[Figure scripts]
BEGIN
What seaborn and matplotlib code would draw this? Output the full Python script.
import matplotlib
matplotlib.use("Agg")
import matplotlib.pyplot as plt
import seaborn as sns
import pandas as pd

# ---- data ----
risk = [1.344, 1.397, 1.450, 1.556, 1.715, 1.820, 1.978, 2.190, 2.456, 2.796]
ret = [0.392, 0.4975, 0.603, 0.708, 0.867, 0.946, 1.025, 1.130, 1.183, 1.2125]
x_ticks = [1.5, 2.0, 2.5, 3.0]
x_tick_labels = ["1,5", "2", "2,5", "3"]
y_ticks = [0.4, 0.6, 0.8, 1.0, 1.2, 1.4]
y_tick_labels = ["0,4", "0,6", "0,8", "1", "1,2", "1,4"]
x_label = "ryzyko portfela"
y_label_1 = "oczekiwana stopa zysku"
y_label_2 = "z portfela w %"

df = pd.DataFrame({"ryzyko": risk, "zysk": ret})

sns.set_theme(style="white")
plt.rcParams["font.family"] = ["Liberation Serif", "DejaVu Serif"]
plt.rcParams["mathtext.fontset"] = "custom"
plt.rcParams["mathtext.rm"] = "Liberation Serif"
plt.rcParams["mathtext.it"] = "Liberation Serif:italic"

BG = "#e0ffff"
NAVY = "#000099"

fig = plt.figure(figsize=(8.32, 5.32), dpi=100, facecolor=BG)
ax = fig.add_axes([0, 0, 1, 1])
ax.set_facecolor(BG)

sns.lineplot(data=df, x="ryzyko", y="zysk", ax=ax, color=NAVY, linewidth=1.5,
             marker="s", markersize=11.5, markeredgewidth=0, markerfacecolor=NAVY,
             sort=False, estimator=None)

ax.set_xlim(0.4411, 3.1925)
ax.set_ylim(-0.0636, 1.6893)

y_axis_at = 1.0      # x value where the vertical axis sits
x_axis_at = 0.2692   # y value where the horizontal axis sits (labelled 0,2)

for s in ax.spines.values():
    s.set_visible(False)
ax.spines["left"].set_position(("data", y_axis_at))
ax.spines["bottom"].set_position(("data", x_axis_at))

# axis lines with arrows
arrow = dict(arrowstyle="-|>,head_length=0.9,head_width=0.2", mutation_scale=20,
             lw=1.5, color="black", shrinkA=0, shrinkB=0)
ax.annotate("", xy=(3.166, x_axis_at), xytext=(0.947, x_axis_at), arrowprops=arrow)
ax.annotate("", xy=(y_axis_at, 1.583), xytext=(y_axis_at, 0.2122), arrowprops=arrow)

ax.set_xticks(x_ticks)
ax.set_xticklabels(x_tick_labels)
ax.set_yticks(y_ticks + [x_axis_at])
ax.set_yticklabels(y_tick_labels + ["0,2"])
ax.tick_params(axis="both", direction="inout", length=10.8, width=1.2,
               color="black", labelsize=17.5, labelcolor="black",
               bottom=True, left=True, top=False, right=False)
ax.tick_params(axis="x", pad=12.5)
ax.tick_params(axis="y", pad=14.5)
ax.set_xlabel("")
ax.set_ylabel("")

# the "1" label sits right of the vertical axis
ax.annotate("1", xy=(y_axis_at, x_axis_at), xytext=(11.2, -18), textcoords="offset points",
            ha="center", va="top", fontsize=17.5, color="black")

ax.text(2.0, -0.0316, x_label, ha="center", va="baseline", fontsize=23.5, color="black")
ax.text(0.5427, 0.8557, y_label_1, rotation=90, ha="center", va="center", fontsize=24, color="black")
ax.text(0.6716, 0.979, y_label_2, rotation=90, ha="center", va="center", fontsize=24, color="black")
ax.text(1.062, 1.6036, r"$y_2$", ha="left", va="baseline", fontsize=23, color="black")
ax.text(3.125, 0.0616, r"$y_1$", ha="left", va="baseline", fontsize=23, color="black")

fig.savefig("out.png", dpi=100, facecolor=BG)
END
BEGIN
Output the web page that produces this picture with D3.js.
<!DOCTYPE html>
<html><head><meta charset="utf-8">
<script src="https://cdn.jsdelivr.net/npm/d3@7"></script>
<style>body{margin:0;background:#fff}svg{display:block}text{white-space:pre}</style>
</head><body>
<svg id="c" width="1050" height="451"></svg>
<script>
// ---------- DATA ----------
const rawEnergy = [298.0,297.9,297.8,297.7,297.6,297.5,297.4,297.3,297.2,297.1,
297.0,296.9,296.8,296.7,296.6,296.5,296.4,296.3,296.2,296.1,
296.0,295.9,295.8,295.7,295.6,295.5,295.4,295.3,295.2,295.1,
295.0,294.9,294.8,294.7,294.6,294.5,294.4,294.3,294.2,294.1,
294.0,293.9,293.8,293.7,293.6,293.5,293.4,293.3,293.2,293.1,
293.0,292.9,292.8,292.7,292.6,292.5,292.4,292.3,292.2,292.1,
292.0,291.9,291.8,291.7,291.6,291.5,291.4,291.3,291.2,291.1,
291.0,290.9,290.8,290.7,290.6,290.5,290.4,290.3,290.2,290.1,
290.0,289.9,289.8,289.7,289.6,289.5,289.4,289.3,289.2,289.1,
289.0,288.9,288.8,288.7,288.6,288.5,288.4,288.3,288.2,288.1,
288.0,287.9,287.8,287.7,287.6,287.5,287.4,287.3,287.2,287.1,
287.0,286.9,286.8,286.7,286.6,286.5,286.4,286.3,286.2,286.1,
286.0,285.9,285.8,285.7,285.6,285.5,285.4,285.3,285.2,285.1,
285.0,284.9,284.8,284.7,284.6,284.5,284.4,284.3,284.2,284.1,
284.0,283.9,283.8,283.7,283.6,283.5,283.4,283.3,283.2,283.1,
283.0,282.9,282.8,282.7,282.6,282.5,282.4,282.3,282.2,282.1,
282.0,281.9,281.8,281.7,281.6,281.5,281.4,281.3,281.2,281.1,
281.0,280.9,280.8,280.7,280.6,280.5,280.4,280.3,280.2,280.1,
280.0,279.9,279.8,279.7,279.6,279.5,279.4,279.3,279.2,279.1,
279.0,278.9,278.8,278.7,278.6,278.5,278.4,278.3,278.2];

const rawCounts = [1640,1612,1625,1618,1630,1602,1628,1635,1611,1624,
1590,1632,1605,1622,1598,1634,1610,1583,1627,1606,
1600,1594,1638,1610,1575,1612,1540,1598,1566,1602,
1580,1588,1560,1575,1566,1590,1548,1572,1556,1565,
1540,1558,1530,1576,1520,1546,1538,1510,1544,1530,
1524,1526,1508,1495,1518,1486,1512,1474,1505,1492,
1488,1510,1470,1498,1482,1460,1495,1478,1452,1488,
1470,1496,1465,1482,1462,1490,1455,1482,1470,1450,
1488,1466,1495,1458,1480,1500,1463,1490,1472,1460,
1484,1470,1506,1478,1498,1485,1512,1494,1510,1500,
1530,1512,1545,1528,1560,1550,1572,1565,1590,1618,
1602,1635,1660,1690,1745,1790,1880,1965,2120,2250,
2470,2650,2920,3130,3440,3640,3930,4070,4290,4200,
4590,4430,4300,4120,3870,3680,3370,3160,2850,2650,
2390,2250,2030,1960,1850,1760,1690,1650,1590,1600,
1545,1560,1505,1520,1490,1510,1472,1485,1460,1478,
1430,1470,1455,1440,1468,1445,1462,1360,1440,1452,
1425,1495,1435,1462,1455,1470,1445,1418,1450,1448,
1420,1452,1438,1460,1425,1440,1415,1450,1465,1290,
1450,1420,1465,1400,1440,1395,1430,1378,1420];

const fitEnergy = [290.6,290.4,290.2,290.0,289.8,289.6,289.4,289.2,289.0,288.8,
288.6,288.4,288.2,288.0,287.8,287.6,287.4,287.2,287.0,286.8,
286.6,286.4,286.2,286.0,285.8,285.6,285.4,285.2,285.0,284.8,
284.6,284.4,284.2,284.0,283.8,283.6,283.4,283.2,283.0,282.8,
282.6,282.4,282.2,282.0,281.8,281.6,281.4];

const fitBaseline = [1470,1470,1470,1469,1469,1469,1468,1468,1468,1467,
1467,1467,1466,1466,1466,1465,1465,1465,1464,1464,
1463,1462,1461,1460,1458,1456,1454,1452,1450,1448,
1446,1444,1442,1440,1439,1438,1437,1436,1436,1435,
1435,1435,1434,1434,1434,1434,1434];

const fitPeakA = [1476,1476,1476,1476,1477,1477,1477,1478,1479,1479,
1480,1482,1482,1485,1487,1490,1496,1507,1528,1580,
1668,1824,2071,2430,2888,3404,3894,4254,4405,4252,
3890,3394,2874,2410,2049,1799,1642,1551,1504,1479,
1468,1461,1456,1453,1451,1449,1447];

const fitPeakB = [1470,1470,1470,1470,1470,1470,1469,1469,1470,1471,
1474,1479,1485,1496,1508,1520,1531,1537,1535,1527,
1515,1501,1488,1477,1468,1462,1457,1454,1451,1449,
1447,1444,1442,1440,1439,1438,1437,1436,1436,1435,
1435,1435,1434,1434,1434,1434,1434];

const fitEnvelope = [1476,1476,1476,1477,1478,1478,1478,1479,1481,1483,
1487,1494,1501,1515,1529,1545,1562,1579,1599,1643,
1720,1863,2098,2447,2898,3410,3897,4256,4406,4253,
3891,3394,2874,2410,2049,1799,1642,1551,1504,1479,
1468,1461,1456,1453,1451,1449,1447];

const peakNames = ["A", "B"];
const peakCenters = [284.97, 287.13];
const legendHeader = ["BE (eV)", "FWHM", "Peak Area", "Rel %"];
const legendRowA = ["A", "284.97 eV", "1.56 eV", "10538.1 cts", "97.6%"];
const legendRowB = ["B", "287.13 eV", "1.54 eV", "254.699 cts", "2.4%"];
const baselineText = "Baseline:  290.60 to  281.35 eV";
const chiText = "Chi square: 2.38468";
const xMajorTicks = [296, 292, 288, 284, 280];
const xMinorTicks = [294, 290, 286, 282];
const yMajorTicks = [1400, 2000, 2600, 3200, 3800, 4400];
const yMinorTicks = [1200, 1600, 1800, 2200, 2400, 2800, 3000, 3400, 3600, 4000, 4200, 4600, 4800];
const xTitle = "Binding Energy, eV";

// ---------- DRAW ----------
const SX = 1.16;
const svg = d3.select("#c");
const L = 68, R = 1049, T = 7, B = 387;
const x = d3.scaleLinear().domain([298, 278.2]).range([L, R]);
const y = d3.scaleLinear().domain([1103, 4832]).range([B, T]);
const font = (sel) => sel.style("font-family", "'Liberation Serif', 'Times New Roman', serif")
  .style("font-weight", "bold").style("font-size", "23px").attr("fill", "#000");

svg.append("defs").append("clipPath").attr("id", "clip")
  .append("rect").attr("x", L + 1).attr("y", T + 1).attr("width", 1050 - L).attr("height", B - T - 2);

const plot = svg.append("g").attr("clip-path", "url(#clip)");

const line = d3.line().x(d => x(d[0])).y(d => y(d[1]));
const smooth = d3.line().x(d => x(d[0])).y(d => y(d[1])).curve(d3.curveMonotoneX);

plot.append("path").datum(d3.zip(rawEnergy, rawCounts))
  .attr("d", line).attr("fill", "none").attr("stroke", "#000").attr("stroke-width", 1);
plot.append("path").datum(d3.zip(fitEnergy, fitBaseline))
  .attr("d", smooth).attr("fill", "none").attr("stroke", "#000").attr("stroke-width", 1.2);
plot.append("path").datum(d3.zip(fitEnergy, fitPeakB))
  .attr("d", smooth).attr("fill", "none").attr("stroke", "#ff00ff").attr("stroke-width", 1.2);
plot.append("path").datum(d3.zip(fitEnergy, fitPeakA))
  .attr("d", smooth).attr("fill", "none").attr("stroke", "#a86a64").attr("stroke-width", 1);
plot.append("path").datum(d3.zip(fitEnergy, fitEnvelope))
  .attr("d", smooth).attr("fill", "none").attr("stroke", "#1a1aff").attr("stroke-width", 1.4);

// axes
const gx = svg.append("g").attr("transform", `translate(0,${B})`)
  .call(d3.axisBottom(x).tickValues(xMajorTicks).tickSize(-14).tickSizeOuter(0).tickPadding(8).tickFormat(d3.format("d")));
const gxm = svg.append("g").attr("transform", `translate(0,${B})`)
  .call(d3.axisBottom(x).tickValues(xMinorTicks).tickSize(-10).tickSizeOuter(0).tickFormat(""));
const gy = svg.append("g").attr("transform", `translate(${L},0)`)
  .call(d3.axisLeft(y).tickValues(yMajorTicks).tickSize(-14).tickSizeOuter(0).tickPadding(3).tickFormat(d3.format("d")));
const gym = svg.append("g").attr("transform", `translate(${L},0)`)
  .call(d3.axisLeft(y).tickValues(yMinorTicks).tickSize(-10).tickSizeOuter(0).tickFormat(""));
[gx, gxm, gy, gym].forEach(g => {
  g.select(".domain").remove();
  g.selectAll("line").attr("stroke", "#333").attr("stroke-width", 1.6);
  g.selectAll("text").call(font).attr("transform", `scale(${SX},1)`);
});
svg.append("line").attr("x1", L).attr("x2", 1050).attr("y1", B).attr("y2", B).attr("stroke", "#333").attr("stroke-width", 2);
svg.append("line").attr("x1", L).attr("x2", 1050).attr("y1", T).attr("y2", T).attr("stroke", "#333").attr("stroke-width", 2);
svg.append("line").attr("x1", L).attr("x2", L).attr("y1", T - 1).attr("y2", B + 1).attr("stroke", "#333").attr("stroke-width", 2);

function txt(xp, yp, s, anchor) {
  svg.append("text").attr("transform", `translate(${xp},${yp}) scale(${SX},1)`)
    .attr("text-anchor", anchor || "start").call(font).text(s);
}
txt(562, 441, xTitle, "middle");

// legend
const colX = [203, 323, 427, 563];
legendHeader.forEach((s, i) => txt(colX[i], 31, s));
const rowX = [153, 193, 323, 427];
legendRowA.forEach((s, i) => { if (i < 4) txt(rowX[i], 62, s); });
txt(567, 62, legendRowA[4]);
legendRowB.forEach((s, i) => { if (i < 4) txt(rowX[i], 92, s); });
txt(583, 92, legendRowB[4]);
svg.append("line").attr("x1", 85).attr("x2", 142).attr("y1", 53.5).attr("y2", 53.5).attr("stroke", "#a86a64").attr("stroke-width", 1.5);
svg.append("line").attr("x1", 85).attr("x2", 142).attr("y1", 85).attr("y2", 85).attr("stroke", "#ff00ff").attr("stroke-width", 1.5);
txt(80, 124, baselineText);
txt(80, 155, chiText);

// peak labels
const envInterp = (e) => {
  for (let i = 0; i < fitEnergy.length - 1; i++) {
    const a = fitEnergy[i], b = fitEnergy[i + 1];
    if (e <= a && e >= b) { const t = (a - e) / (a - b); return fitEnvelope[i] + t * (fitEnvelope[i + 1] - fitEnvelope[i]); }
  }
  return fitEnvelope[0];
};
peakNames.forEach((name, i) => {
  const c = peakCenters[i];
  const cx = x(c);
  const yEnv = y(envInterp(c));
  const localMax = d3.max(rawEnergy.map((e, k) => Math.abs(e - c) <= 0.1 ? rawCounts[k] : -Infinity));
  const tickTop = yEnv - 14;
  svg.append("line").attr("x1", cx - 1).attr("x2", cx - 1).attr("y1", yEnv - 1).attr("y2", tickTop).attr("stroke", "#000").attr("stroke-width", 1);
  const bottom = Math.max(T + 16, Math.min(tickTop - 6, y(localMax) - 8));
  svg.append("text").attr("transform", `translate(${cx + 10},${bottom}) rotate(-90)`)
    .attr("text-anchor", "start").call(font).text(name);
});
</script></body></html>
END
Goal of the exercise: Only the lines from the one with "Output the web" to the one with "279.0,278.9,278.8,278.7,278.6,278.5,278.4,278.3,278.2];" are wanted; extract them exactly, both ends included.

Task result:
Output the web page that produces this picture with D3.js.
<!DOCTYPE html>
<html><head><meta charset="utf-8">
<script src="https://cdn.jsdelivr.net/npm/d3@7"></script>
<style>body{margin:0;background:#fff}svg{display:block}text{white-space:pre}</style>
</head><body>
<svg id="c" width="1050" height="451"></svg>
<script>
// ---------- DATA ----------
const rawEnergy = [298.0,297.9,297.8,297.7,297.6,297.5,297.4,297.3,297.2,297.1,
297.0,296.9,296.8,296.7,296.6,296.5,296.4,296.3,296.2,296.1,
296.0,295.9,295.8,295.7,295.6,295.5,295.4,295.3,295.2,295.1,
295.0,294.9,294.8,294.7,294.6,294.5,294.4,294.3,294.2,294.1,
294.0,293.9,293.8,293.7,293.6,293.5,293.4,293.3,293.2,293.1,
293.0,292.9,292.8,292.7,292.6,292.5,292.4,292.3,292.2,292.1,
292.0,291.9,291.8,291.7,291.6,291.5,291.4,291.3,291.2,291.1,
291.0,290.9,290.8,290.7,290.6,290.5,290.4,290.3,290.2,290.1,
290.0,289.9,289.8,289.7,289.6,289.5,289.4,289.3,289.2,289.1,
289.0,288.9,288.8,288.7,288.6,288.5,288.4,288.3,288.2,288.1,
288.0,287.9,287.8,287.7,287.6,287.5,287.4,287.3,287.2,287.1,
287.0,286.9,286.8,286.7,286.6,286.5,286.4,286.3,286.2,286.1,
286.0,285.9,285.8,285.7,285.6,285.5,285.4,285.3,285.2,285.1,
285.0,284.9,284.8,284.7,284.6,284.5,284.4,284.3,284.2,284.1,
284.0,283.9,283.8,283.7,283.6,283.5,283.4,283.3,283.2,283.1,
283.0,282.9,282.8,282.7,282.6,282.5,282.4,282.3,282.2,282.1,
282.0,281.9,281.8,281.7,281.6,281.5,281.4,281.3,281.2,281.1,
281.0,280.9,280.8,280.7,280.6,280.5,280.4,280.3,280.2,280.1,
280.0,279.9,279.8,279.7,279.6,279.5,279.4,279.3,279.2,279.1,
279.0,278.9,278.8,278.7,278.6,278.5,278.4,278.3,278.2];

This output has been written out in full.